- _AIM_
Beginning with the first line of the data below, extract each line up to and including the one containing "from matplotlib.lines import Line2D". Copy them exactly and add nothing.

- _SUPPLIED DATA_
- - - -
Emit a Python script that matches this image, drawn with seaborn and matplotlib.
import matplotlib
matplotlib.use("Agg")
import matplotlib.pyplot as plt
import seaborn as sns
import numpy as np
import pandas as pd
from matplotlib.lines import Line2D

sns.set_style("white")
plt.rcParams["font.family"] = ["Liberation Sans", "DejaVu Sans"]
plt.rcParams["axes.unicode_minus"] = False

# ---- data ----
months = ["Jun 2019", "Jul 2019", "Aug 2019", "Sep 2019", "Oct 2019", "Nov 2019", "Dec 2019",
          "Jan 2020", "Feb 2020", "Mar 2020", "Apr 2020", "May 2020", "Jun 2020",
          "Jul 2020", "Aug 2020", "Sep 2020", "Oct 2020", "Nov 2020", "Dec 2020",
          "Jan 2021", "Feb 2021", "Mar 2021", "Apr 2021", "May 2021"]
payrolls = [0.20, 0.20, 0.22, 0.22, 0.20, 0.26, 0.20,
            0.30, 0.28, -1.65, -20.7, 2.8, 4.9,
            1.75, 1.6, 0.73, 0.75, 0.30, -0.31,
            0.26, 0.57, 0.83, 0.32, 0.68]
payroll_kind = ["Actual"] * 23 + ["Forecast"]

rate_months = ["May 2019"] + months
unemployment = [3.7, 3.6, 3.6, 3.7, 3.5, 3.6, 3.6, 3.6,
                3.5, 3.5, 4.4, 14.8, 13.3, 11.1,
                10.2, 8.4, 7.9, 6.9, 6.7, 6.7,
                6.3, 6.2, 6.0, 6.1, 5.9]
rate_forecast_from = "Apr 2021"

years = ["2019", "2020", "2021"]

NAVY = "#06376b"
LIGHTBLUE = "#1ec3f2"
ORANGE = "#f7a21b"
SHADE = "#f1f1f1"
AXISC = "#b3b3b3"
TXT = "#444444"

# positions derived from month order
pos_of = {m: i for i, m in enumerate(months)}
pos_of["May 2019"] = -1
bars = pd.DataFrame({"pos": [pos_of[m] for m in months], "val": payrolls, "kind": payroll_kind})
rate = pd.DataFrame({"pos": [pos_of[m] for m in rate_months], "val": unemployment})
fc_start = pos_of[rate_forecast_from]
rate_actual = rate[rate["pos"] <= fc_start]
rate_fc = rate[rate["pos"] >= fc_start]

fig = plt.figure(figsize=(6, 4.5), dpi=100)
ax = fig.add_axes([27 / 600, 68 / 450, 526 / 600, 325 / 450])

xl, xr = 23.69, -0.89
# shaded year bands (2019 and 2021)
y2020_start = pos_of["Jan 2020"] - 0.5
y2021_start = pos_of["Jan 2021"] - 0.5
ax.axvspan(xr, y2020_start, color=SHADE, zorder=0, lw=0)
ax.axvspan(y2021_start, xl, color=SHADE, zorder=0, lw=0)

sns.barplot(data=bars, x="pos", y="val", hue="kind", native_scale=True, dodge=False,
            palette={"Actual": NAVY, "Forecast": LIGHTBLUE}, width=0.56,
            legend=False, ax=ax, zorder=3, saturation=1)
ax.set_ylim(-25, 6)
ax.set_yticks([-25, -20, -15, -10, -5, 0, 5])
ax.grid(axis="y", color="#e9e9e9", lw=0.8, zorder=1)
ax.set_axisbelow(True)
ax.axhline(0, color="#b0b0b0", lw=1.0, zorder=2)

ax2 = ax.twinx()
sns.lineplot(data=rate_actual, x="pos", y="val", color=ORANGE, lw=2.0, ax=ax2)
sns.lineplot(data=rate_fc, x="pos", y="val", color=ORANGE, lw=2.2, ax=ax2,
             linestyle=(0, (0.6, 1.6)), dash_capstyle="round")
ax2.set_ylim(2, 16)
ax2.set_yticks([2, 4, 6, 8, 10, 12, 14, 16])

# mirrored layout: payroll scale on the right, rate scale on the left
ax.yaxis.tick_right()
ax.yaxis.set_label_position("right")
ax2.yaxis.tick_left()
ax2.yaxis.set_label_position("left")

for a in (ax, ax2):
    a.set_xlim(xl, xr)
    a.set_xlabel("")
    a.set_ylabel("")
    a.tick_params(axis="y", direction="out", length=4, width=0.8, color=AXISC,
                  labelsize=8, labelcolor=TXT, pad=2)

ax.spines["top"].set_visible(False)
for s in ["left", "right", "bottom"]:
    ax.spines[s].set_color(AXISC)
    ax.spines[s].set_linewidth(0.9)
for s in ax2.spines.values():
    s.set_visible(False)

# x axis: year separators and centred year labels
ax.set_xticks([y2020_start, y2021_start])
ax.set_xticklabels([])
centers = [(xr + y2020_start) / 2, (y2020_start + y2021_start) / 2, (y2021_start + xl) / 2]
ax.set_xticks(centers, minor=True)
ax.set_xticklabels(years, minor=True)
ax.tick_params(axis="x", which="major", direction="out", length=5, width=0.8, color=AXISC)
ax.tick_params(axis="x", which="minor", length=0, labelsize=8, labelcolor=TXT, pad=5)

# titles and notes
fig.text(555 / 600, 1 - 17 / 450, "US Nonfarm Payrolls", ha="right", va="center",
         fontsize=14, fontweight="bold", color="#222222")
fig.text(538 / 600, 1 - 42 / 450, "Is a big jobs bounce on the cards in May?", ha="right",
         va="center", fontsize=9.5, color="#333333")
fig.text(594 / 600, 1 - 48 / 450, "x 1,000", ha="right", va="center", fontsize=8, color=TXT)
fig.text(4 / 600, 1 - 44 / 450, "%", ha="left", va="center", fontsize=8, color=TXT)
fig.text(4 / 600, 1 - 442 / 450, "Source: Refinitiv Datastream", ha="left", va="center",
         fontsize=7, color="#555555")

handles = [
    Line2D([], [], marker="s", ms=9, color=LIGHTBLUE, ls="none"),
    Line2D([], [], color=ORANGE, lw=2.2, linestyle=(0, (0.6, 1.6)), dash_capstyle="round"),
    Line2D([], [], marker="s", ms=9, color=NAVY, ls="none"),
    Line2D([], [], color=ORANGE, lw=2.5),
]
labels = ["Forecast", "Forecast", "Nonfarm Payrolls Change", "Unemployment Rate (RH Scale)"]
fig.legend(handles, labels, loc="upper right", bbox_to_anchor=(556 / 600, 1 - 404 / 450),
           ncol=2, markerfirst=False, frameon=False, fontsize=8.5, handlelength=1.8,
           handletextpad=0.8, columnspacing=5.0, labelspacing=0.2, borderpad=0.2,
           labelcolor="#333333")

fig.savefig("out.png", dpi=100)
- - - -
- _SOLUTION TO THIS PROBLEM_
Emit a Python script that matches this image, drawn with seaborn and matplotlib.
import matplotlib
matplotlib.use("Agg")
import matplotlib.pyplot as plt
import seaborn as sns
import numpy as np
import pandas as pd
from matplotlib.lines import Line2D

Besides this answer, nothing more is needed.